10-17-2016, 06:49 PM
We think his asd is getting in the way of understanding simple questions. Which is a concern. He's definitely regressed. The grammar is a way to make sure he has his writing skills on level without a lot of writing a long with two 30 min prompt response. I'll check if my library has great courses but I kind of want to do stuff offline.

We talked to his teacher and his teacher wants him to get an iep or 504 right away. He actually seemed upset my son didnt have it last year because of his asd/add. Then we'll extend his school year so he'll finish US history class next May. He wants us to inform the other teachers we'really going after extended time/school year. So he'll only have 1-2 assignments a week per class. He's sure he can teach Miguel the material as he's worked with him before. There's a lot of critical thinking and his ability to understand the question is an issue.

If this doesn't work then there's no harm in dropping the classes like planned but he wants the iep/504 in place for the Sat/Act and college. I feel weird having him in advance classes but have an iep/504. However the teacher assures us that he's capable of the work just needs more time to collect and organize his thoughts.

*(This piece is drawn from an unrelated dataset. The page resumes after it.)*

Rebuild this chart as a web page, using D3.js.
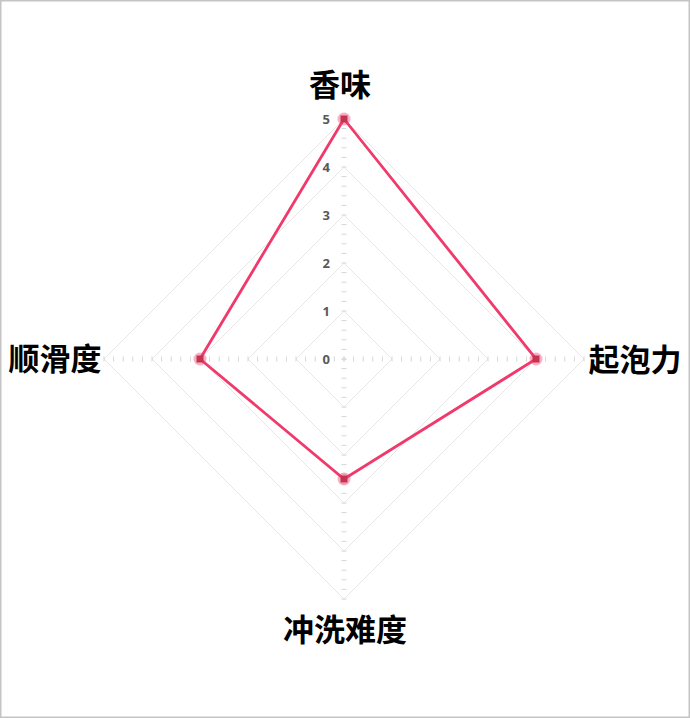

We don't want him to be labeled or iep but his teacher thinks it is time. We've avoided it long enough I guess. He'll need it for college.

10-17-2016, 07:35 PM
The IEP is a must. I hope the process goes smoothly for you. There's really nothing wrong with labels when you're using them to milk the system to get what you need - not letting the system define you.

11-22-2016, 02:17 AM
We think his asd is getting in the way of understanding simple questions. Which is a concern. He's definitely regressed. The grammar is a way to make sure he has his writing skills on level without a lot of writing a long with two 30 min prompt response. I'll check if my library has great courses but I kind of want to do stuff offline.

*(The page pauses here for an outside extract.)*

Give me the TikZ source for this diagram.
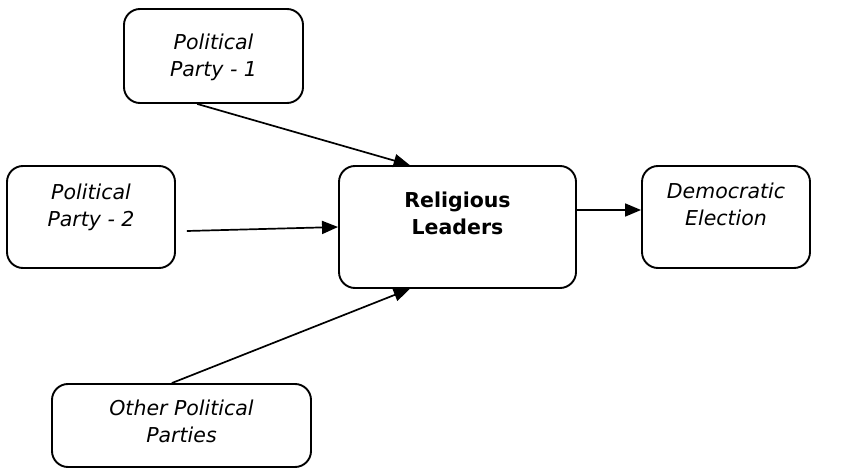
\documentclass[tikz,border=0pt]{standalone}
\usepackage{fontspec}
\setmainfont{DejaVu Sans}
\usetikzlibrary{arrows.meta, positioning, calc}

\begin{document}
\begin{tikzpicture}[x=1pt, y=-1pt,
    box/.style={draw, line width=1.9pt, rounded corners=16pt, align=center,
      font=\fontsize{20.5}{27}\selectfont\itshape, inner sep=0pt},
    flow/.style={-{Triangle[length=16pt, width=13pt]}, line width=1.7pt},
    lift/.style={text depth=#1}]
  \useasboundingbox (0,0) rectangle (850,470);

  % Partidos
  \node[box, minimum width=179pt, minimum height=94pt, lift=1pt] (party1) at (213.5,56) {Political\\Party - 1};
  \node[box, minimum width=168pt, minimum height=102pt, lift=23pt] (party2) at (91,217) {Political\\Party - 2};
  \node[box, minimum width=259pt, minimum height=83pt, lift=8pt] (others) at (181.5,425.5) {Other Political\\Parties};

  % Centro
  \node[box, minimum width=237pt, minimum height=122pt, lift=27pt, font=\fontsize{20.5}{27}\selectfont\bfseries] (leaders) at (457.5,227) {Religious\\Leaders};

  % Resultado
  \node[box, minimum width=168pt, minimum height=102pt, lift=25pt] (election) at (726,217) {Democratic\\Election};

  % Flechas
  \draw[flow] ($(party1.south west)!0.41!(party1.south east)$) -- ($(leaders.north west)!0.3!(leaders.north east)$);
  \draw[flow] ($(party2.east)+(11,14)$) -- (leaders.west);
  \draw[flow] ($(others.north west)!0.463!(others.north east)$) -- ($(leaders.south west)!0.3!(leaders.south east)$);
  \coordinate (out) at ($(leaders.east)+(0,-17)$);
  \draw[flow] (out) -- (election.west |- out);
\end{tikzpicture}
\end{document}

If this doesn't work then there's no harm in dropping the classes like planned but he wants the iep/504 in place for the Sat/Act and college. I feel weird having him in advance classes but have an iep/504. However the teacher assures us that he's capable of the work just needs more time to collect and organize his thoughts.

We don't want him to be labeled or iep but his teacher thinks it is time. We've avoided it long enough I guess. He'll need it for college.

Just wandered in after a long absence, and found this post. Miguel'smom you are describing cohesion and memory issues with auditory processing. My 14 year old also cannot remember from the beginning to the end of a complex sentence what the speaker is talking about. As part of is IEP triennial testing they did an auditory processing test that looked at the ability to hold auditory information in his head and manipulate what he was hearing. What you described up post, was exactly the problem they found. We have had to do significant changes in how he learns to accommodate quite a few issues including auditory processing and dysgraphia (writing). He has significant problems with getting information from his brain to his hands. But he understand everything.

My younger son will also have accommodations for the ACT/SAT and all AP or subject tests. We are in the process of setting that up now. Remember, intelligence has nothing to do with needing accommodations. It is about evening the playing fields to make sure your child has time to process information that other students can processes easily, because they do not have any kind of disability. My kid also needs breaks because of attentional issues as well as a smaller setting due to distractions. These are necessary for his success.

My older son had an IEP since he was 4 and graduated top of his class and is now in college. The IEP stayed all through school. The younger one has an IEP now for high school with our charter and will need accommodations so that he has a fair chance at the same opportunities as his typical peers do. Accommodations make things fair. Smart and advanced have nothing to do with it.